Photo Credit: Jennie Anne Benigas
 

 

JUDY'S JOURNAL

 

January 2023

When I am ready to begin, I read good writing to get warmed by language.

 

 

 


Who Are Your Influences?


Dear Reader,

There’s a funny scene in the 1991 Irish film “The Commitments”: a series of quick shots in which a door opens, and a hopeful musician stands there. From inside, a voice asks, “Who are your influences?” Each names a band or a singer, and the door either slams in his or her face or opens to let her or him inside for an audition. As humorous as it is, there’s an important point the filmmakers made: people who create do so on the shoulders of their own personal giants. Indeed, sometimes the imitation is so successful that it might be hard to tell the difference if you are not an aficionado.

I used to hear, “You really like Marc Chagall’s work” or “This looks familiar, but I don’t know why.” My influences as a painter are apparent. The evidence is in the work, which is either stored in the basement, hanging here and there around the house, or remembered with a 4” by 6” print tucked into a booklet marked with the year. One phase of artmaking included a series titled "Homage to…” when I deliberately tried to step into the shoes of my favorite artists. It’s what we do to learn composition, line and color in part, but it’s also what we need to do to find our own style.

In writing, that is called a voice. It’s a more difficult journey to describe because writing is in tandem with reading, and I have been reading since about three or four years of age. I even remember the first word I could decode: elephant. It was an earthshaking moment to realize that letters made up a word that rested in a sentence, and I could read it without help from an illustration or my mother.

What of style and voice? I look at my bookshelves and point to my favorite authors because I have more than one book by them: John Irving, Joyce Carol Oates, Orhan Pamuk. But some are single volumes that elicited “This is the best book I’ve ever read,” such as Hilary Spurling’s two-volume biography of Henri Matisse. Poets are easier to name, but I don’t think I imitate them as much as accept their permission to take risks, believing that the next line could always be anything: James Tate, Charles Simic, Wislawa Szymborska, Suzanne Cleary. When I am ready to begin, I read to get warmed by language.

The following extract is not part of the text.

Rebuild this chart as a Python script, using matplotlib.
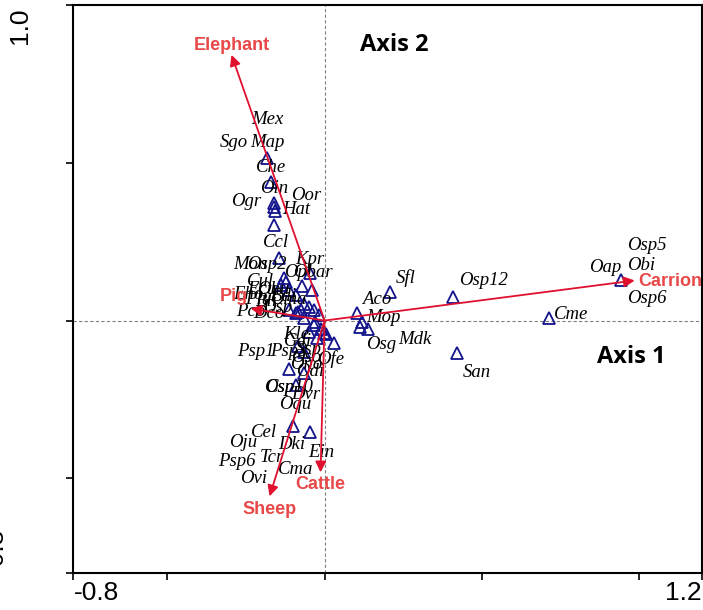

If a sentence or an image strikes me as memorable, I copy it into my 6” by 4” red velvet bound notebook.

What counts is how we change as we continue to create, not how we stay the same because it feels comfortable. What counts is showing up, doing the work, and inviting discomfort. What counts is being patient through inevitable doldrums or storms of criticism that almost sink us. Or being ignored, which can feel worse.

It is okay to make a horrid painting or write a poem that goes nowhere or an essay that lies dead on the page. These are necessary steps to get to an occasional great piece. Risky and frustrating? Yes, but worth the struggle.